Entries
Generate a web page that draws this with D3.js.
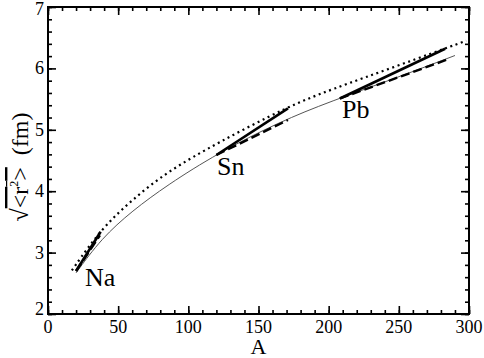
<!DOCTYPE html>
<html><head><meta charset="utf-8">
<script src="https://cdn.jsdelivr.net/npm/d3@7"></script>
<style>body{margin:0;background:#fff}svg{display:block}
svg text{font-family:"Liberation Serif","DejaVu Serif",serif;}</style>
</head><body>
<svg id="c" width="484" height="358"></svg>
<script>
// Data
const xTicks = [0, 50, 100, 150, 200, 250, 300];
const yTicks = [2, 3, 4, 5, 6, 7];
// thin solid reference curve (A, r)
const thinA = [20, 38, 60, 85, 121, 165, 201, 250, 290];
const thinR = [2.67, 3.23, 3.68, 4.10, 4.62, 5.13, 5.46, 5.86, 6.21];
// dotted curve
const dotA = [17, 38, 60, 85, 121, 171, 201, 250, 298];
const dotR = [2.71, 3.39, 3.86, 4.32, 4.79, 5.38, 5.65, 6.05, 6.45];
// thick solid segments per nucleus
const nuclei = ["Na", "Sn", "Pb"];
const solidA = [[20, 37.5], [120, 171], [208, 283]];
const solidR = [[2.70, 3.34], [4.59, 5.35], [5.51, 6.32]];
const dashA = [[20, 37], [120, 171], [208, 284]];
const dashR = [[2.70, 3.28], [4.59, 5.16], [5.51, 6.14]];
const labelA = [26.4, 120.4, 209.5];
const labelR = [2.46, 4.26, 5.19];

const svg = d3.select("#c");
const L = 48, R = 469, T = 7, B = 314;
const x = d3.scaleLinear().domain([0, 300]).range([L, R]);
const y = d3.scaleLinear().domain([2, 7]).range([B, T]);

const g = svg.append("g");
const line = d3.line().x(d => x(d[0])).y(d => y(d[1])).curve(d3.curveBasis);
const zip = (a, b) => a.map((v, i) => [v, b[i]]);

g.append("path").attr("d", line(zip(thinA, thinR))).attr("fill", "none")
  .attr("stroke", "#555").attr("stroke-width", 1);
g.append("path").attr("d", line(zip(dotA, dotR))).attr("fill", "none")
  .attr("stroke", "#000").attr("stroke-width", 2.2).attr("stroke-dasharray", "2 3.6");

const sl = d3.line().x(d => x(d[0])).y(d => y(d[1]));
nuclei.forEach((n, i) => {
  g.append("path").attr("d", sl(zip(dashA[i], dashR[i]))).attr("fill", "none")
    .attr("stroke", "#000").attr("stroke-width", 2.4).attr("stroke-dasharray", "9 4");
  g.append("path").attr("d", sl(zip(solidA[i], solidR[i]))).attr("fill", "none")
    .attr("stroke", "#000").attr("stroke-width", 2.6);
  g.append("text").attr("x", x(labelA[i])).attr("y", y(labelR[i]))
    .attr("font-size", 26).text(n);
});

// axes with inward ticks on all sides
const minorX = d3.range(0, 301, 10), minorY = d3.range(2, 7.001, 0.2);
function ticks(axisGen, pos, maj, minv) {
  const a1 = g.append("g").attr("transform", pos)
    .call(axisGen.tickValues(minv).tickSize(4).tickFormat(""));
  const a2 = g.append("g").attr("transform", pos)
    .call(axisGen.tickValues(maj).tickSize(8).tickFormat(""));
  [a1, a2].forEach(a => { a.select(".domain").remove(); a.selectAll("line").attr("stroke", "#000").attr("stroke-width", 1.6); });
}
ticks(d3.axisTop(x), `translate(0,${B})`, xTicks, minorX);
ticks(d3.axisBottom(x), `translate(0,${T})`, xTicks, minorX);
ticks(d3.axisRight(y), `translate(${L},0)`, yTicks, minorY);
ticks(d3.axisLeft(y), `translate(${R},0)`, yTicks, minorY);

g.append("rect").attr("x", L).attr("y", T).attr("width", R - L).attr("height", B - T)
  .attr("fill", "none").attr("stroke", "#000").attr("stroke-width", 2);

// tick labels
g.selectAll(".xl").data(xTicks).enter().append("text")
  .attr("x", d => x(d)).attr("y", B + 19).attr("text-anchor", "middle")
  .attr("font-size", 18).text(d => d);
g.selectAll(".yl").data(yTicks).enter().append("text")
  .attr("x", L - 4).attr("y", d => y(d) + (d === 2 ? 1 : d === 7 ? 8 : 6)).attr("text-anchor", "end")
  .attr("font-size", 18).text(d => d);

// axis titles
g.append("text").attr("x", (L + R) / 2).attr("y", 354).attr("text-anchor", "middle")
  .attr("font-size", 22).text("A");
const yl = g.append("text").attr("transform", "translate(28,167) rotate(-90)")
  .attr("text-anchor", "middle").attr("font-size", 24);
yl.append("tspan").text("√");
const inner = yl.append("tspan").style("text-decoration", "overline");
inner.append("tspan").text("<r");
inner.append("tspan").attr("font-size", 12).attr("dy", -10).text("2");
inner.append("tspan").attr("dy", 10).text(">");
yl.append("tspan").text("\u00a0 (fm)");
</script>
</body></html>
---
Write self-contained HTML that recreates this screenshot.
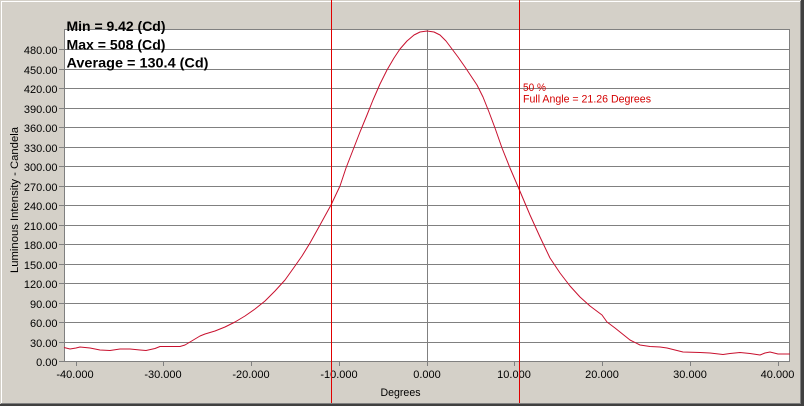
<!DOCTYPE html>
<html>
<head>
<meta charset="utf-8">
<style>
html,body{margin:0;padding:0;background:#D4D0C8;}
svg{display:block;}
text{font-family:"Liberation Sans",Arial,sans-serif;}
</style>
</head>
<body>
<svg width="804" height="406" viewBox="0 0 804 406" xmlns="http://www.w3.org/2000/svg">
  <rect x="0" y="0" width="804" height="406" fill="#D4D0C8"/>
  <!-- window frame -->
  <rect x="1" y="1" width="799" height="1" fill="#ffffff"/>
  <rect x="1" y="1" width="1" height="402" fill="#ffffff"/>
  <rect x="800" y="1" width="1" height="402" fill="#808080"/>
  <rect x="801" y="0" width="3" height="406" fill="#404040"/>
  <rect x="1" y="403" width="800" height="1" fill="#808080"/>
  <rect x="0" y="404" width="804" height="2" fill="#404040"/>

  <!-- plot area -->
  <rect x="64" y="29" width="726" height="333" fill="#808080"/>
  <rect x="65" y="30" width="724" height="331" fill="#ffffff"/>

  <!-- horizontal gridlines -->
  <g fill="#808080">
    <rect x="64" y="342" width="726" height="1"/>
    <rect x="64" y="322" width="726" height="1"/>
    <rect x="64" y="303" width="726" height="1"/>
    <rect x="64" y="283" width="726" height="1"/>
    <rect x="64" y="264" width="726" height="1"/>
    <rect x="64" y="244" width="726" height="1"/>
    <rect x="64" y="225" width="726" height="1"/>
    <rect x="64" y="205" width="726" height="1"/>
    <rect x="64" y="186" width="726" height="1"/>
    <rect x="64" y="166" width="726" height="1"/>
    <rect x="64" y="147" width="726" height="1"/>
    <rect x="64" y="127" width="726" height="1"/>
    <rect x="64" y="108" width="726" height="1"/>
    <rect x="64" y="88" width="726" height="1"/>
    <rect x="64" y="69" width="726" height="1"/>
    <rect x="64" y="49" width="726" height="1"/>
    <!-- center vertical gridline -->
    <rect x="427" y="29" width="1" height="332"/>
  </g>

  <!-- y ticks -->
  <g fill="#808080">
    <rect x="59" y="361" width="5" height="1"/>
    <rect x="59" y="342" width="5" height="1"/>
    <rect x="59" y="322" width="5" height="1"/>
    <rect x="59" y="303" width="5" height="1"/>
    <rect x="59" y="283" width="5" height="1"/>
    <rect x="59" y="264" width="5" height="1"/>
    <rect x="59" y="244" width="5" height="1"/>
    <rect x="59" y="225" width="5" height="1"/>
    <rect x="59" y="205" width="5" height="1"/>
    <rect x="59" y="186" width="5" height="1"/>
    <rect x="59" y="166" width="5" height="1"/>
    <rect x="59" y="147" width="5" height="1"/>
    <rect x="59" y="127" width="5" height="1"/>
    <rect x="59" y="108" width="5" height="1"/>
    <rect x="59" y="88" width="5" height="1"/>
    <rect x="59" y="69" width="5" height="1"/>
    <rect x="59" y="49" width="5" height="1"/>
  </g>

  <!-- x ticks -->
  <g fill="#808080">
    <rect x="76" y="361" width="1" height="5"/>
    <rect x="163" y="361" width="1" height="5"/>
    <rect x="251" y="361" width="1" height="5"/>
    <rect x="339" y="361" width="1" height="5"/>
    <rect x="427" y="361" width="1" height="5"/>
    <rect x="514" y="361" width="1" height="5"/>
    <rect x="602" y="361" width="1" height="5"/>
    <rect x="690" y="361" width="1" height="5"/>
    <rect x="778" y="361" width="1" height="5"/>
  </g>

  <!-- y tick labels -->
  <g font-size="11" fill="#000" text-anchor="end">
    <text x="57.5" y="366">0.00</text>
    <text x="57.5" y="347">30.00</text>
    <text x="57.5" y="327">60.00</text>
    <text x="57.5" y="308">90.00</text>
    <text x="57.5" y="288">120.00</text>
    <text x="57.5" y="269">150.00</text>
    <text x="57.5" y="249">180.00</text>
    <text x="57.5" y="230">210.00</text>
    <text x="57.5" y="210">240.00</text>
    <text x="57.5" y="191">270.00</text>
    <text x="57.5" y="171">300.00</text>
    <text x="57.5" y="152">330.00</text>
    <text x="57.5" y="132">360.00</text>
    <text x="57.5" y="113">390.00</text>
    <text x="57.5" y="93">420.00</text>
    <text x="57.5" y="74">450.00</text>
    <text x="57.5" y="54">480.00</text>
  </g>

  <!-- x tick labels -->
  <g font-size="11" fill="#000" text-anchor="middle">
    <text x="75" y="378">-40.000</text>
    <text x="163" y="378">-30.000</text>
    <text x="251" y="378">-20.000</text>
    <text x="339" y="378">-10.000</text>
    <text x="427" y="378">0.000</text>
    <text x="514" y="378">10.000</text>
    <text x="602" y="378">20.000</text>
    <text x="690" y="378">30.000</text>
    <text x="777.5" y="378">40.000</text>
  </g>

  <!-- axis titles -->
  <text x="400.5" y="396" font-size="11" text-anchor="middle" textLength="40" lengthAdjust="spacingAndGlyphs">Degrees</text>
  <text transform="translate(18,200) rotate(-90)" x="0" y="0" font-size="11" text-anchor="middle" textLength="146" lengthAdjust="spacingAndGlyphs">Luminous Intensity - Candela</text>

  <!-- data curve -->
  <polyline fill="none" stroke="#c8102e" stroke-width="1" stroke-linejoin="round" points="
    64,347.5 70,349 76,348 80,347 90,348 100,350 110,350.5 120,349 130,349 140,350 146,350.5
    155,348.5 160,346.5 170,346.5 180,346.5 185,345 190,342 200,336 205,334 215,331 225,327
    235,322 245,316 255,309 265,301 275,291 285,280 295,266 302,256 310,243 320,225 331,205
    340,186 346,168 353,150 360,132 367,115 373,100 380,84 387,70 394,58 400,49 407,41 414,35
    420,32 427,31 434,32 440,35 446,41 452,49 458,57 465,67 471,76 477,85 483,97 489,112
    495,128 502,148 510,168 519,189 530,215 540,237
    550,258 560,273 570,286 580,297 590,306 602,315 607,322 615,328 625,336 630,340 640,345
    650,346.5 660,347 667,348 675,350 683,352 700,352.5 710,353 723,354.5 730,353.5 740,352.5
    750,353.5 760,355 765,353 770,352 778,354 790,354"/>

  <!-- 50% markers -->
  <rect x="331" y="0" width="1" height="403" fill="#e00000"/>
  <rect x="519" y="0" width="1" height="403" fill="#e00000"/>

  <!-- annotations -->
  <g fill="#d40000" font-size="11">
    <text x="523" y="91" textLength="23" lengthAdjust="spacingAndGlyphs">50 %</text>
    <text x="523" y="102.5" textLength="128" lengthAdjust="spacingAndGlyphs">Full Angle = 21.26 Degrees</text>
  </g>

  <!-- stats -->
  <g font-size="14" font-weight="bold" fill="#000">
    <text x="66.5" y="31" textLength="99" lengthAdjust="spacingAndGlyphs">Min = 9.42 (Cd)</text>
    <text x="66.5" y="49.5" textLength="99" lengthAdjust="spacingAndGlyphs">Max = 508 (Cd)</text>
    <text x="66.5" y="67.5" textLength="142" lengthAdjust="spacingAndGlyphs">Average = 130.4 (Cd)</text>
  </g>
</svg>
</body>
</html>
==
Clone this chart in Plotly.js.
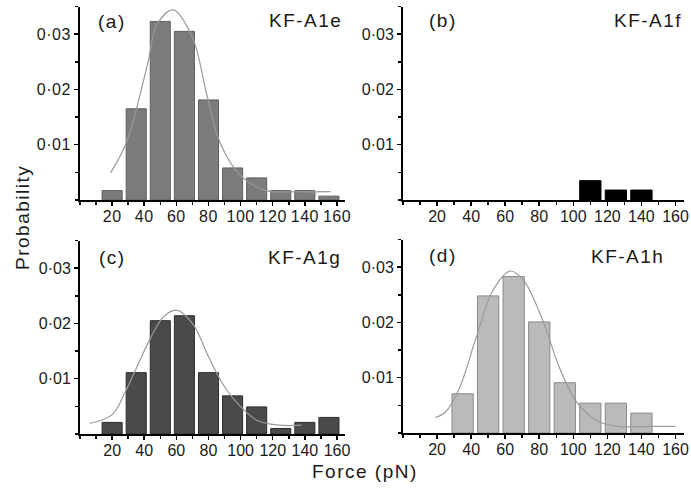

Exercise goal
In the listing above, find each line with the word "that" and copy it.

Answer
Generate a web page that draws this with D3.js.
Write self-contained HTML that recreates this screenshot.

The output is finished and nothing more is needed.